Entries with chart source code:

— START —

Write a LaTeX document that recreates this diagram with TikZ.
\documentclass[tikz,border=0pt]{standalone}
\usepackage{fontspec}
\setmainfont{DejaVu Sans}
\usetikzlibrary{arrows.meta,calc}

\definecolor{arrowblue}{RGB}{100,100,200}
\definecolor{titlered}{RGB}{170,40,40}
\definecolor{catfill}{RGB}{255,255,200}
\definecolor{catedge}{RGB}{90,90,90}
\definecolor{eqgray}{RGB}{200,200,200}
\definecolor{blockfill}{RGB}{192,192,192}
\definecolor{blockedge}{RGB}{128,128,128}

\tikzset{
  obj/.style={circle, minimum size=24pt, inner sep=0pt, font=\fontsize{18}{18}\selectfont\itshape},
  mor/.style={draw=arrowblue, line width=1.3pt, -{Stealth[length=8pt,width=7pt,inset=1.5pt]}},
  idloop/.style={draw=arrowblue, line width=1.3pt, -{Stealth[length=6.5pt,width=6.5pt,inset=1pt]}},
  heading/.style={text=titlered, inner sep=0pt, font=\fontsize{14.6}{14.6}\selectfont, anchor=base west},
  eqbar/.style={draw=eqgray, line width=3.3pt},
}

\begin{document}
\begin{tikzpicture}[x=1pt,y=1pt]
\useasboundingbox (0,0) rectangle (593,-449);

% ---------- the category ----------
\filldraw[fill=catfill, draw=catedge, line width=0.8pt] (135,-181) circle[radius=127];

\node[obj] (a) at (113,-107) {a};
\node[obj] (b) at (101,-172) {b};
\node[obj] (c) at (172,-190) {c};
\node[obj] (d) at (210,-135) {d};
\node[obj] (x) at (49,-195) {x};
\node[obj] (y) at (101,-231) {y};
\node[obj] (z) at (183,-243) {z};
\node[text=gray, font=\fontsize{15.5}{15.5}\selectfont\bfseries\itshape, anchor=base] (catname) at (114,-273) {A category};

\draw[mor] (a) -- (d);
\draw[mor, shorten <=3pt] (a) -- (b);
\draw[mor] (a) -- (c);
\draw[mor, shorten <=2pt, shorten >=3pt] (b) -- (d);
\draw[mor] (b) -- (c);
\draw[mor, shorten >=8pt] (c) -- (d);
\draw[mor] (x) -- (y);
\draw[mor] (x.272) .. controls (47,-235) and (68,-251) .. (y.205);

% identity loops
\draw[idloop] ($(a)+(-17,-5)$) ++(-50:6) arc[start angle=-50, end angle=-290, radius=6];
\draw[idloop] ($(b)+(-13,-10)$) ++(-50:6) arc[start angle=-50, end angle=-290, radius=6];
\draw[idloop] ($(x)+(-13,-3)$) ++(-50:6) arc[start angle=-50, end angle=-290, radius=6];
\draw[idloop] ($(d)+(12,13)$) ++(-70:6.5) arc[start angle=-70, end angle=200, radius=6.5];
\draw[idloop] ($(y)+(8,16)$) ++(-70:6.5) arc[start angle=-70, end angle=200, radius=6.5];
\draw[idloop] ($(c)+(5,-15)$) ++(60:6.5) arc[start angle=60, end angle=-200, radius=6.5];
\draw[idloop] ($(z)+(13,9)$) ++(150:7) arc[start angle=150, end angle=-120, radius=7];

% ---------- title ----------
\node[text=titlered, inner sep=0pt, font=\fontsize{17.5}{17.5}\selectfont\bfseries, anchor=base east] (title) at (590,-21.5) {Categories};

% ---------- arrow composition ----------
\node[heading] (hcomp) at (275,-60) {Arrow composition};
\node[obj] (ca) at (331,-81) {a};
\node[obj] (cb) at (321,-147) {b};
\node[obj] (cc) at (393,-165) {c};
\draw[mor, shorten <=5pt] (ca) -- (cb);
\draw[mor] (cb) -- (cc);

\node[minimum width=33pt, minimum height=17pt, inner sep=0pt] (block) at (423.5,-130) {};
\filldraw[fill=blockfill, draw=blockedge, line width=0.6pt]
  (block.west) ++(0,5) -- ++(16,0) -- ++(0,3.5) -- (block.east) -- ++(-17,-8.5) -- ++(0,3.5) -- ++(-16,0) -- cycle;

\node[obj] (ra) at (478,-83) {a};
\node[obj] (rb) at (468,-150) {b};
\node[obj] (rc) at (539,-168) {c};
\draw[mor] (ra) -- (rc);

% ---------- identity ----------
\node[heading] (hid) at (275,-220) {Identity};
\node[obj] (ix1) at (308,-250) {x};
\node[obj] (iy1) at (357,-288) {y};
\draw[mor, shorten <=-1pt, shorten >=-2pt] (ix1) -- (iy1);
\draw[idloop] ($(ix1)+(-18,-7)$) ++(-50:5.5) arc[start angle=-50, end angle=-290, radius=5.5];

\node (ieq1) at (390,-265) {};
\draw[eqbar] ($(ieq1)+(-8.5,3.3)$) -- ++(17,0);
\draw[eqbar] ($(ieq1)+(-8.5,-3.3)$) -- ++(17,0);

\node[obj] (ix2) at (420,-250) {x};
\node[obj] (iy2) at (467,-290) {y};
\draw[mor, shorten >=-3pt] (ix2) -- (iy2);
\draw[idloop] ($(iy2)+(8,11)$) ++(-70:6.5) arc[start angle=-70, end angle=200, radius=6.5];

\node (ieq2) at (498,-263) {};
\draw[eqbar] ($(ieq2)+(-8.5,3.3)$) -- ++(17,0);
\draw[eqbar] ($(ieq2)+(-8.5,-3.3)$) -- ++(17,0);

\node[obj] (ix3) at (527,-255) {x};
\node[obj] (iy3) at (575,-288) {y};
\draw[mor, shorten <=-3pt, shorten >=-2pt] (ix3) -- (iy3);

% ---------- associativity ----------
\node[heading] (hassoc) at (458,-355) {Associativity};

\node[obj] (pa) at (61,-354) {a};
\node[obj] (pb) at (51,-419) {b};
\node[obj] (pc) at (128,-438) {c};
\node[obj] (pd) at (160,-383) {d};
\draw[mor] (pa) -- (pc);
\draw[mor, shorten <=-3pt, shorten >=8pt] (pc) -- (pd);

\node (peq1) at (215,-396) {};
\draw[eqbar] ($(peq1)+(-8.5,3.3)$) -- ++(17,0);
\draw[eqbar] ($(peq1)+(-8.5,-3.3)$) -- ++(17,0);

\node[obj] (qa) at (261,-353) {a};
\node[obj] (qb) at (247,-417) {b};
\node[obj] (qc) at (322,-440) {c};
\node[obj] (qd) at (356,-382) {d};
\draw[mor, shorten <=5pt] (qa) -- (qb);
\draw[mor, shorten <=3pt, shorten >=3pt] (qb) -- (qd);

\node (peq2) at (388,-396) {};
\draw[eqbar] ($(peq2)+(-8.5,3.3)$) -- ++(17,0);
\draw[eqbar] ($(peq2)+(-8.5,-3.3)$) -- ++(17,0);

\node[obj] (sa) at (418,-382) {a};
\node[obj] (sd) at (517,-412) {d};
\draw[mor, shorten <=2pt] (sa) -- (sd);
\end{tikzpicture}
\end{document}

— END —
— START —

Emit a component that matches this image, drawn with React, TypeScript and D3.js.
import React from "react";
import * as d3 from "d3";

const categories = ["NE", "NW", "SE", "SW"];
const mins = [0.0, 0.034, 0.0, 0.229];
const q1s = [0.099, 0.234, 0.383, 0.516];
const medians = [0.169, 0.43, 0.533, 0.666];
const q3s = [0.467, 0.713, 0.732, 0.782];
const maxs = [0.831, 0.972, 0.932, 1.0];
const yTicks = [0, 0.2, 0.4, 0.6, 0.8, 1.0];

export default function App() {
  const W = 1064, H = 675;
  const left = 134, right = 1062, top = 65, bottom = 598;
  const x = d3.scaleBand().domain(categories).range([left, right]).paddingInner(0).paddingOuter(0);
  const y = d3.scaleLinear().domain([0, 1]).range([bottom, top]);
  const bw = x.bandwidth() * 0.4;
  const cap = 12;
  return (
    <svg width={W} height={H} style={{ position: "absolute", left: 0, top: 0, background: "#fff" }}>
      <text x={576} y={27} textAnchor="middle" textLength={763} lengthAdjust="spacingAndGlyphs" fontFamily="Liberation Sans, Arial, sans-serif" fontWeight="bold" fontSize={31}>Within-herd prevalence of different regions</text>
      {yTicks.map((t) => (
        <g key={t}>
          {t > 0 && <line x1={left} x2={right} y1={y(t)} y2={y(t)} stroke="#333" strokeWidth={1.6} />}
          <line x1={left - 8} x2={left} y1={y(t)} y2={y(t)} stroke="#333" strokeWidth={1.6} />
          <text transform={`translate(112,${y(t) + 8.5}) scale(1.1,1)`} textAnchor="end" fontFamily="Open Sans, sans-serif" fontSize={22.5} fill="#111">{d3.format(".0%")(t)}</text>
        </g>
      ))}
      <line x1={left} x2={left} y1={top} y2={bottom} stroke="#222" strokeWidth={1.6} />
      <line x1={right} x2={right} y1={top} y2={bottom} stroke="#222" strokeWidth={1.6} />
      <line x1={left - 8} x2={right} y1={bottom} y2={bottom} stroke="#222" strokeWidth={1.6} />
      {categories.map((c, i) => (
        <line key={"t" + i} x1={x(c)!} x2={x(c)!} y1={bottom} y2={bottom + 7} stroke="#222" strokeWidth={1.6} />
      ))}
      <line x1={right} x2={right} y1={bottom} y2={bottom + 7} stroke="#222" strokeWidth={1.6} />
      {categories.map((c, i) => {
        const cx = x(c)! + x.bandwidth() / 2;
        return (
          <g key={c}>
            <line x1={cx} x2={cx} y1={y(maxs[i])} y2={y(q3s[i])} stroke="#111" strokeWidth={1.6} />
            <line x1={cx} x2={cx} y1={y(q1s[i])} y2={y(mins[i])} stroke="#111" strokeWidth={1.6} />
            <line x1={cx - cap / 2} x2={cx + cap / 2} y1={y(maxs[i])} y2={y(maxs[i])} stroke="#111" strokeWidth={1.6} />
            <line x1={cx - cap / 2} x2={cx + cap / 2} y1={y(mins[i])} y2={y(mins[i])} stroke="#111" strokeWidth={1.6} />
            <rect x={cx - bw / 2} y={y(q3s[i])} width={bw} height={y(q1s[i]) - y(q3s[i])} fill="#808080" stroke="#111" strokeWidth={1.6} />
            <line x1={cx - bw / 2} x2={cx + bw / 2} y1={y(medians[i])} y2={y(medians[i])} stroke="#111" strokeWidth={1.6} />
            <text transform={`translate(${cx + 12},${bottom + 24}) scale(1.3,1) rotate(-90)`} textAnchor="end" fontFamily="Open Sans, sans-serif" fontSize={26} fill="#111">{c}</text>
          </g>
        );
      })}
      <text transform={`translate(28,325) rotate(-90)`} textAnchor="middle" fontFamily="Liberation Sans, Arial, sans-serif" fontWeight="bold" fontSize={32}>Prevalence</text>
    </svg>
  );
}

— END —

> **Problem description**: Starting at the line that contains "Write a LaTeX" and stopping at the line that contains "anchor=base] (catname) at", transcribe the lines exactly; both boundary lines are to be included.

> **Output of the exercise**:
Write a LaTeX document that recreates this diagram with TikZ.
\documentclass[tikz,border=0pt]{standalone}
\usepackage{fontspec}
\setmainfont{DejaVu Sans}
\usetikzlibrary{arrows.meta,calc}

\definecolor{arrowblue}{RGB}{100,100,200}
\definecolor{titlered}{RGB}{170,40,40}
\definecolor{catfill}{RGB}{255,255,200}
\definecolor{catedge}{RGB}{90,90,90}
\definecolor{eqgray}{RGB}{200,200,200}
\definecolor{blockfill}{RGB}{192,192,192}
\definecolor{blockedge}{RGB}{128,128,128}

\tikzset{
  obj/.style={circle, minimum size=24pt, inner sep=0pt, font=\fontsize{18}{18}\selectfont\itshape},
  mor/.style={draw=arrowblue, line width=1.3pt, -{Stealth[length=8pt,width=7pt,inset=1.5pt]}},
  idloop/.style={draw=arrowblue, line width=1.3pt, -{Stealth[length=6.5pt,width=6.5pt,inset=1pt]}},
  heading/.style={text=titlered, inner sep=0pt, font=\fontsize{14.6}{14.6}\selectfont, anchor=base west},
  eqbar/.style={draw=eqgray, line width=3.3pt},
}

\begin{document}
\begin{tikzpicture}[x=1pt,y=1pt]
\useasboundingbox (0,0) rectangle (593,-449);

% ---------- the category ----------
\filldraw[fill=catfill, draw=catedge, line width=0.8pt] (135,-181) circle[radius=127];

\node[obj] (a) at (113,-107) {a};
\node[obj] (b) at (101,-172) {b};
\node[obj] (c) at (172,-190) {c};
\node[obj] (d) at (210,-135) {d};
\node[obj] (x) at (49,-195) {x};
\node[obj] (y) at (101,-231) {y};
\node[obj] (z) at (183,-243) {z};
\node[text=gray, font=\fontsize{15.5}{15.5}\selectfont\bfseries\itshape, anchor=base] (catname) at (114,-273) {A category};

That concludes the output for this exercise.